Friday, June 28, 2013

On a Daily Basis



Services: For those who do not know what a service is(pronounced sirvees), it is like a taxi, but is much cheaper because the driver won’t leave until the car is full. Because we are in a Muslim country, there are very specific rules that you have to follow in services in regards to where what gender sits. Basically, the rule of thumb is that a person of one gender should never be sitting in between two people of the opposite gender. Sometimes this gets complicated because people will arrive at the service at different times, so you have to reshuffle. Also, people get out and in at different places along the way, not necessarily at the service stations, so you also have to reshuffle for that. I always try to be careful about not  touching whatever man is sitting next to me (though it depends on which service station I’m at, there are generally more men than women). So I basically end up squished against the door every morning. It’s actually pretty comical looking. I’ve started asking for the front seat whenever three men get in the car, though. Really I shouldn’t have to ask, though. A decent male passenger or a decent driver will offer it if there is only one woman in the car unless it is an old man in the front seat.
Emily actually made a diagram of where you can and cannot sit in the service, I shall post it here when I get my hands on it.

So to detail my days here… Sundays, Tuesdays and Thursdays, I go to the orphanage for 9 to 14 year old girls and hang out with them for a while by myself. They don’t wake up til about 10:30, so I don’t have to get there early. It takes me about an hour to get there.

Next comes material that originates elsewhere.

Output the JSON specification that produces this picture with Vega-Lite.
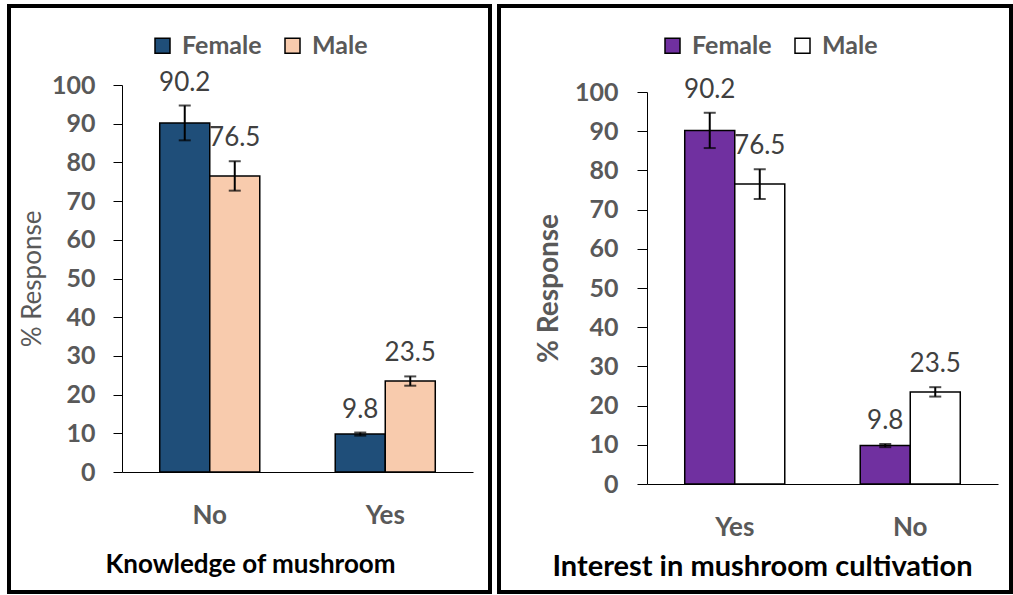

First, I have to walk to the service station, then we drive to the Ballad (the city center), then I have to walk to the other end of the Ballad to catch another service, then we drive to the top of a hill to a neighborhood called Ashrafiya, then I walk from the service station to the orphanage while boys and young men yell things at me like “F*** you” and “Woooooow.”
Somehow I got a sunburn on my shoulders from going to and from the orphanage the other day, which was weird.

On Mondays and Wednesdays, I go to the battered women’s shelter with Stefanie. We leave around 8:30 to get there at 9:30. We walk to a service station, wait til the car is full, then head to Ragadan (it’s like a huge parking lot full of services and there are people selling things all around the perimeter), then we catch a service to Dar Al Wefaq. Then we do a variety of things: we either work on mosaics, teach English, or one of us might be invited to go on check-up visits with girls who used to live in the shelter to see how they are doing. Then, after we leave, we head to Qasid (the language institute) to use the internet until class at 4:30 (actually Stefanie’s is at 5:00 because she is all smart and stuff.) My class is Jordanian amiiya and lasts 2 and a half hours. Thankfully my teacher is really awesome.